8.1 Agricultural machinery


 Mud, water, and shock require forgiving edges and robust surfaces. Use forged blanks, carburize and grind critical meshes, specify generous chamfers, and preserve cleanliness so seals last. Planetary sets in final drives benefit from balanced case depth and consistent root transitions.

8.2 Heavy truck


Long-life gears, tight spline and bearing fits, and stable patterns are essential. Vacuum carburizing with hard finishing is a strong baseline. Lock datum runout to the functional datum structure, and keep documentation ready for PPAP-level approvals.

8.3 Construction equipment


Large modules and transient peaks demand deep case where feasible, reinforced root fillets, and oil jets that still reach the mesh off-design. Heat can be significant; choose materials and surface targets accordingly.

8.4 EV


Small modules and high speeds call for low-scatter heat treat, minimal grind stock, tight TIR, and verified hot patterns. Honed or ground flanks with controlled roughness help keep the acoustic floor low without unnecessary cost.

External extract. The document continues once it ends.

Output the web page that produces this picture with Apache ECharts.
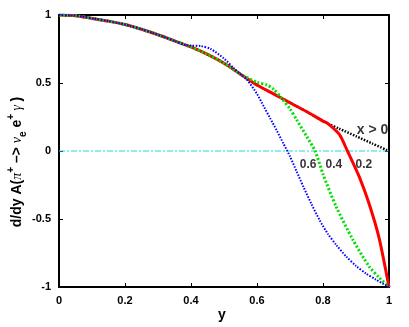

9. Case snapshot — Truck gearbox gear & shaft

Challenge. A truck gearbox platform with fixed housing and bearing span left a narrow window for centered contact. The program needed reduced tonal peaks and longer life without slipping the SOP date.

Approach. Start with 18CrNiMo7-6 forgings; establish datums by turning/milling; hob the gear; vacuum carburize and gas quench; grind tooth flanks and OD/ID journals. Define a DIN spline series and backlash window, and standardize chamfer width/angle and residual-burr limits across the BOM.

Validation. Provide profile/lead/pitch/runout charts for each control characteristic, Eht sections and hardness curves at defined locations, CMM results for journals, bores, and coaxiality, and contact-pattern checks at operating temperature and preload.

Result. Contact band stayed centered with reduced tonal orders; bearing temperatures remained controlled. The line met takt, rework fell, and PPAP acceptance stabilized across lots.
Main Shaft Truck Parts

10. Conclusion

As a custom gear supplier, PairGears turns gear and shaft manufacturing into a repeatable, evidence-based process. From forged or bar blanks to hobbing/shaping/power skiving, from low-scatter heat treat (LPC, induction, nitriding) to hard finishing, defined chamfer/deburr, and chart-backed inspection, every step is sized to the duty cycle and envelope of agriculture, heavy truck, construction equipment, and EV programs. The result is stable geometry, clean surfaces, and documentation that accelerates PPAP—so quieter meshes, longer life, and predictable takt are not promises but outcomes.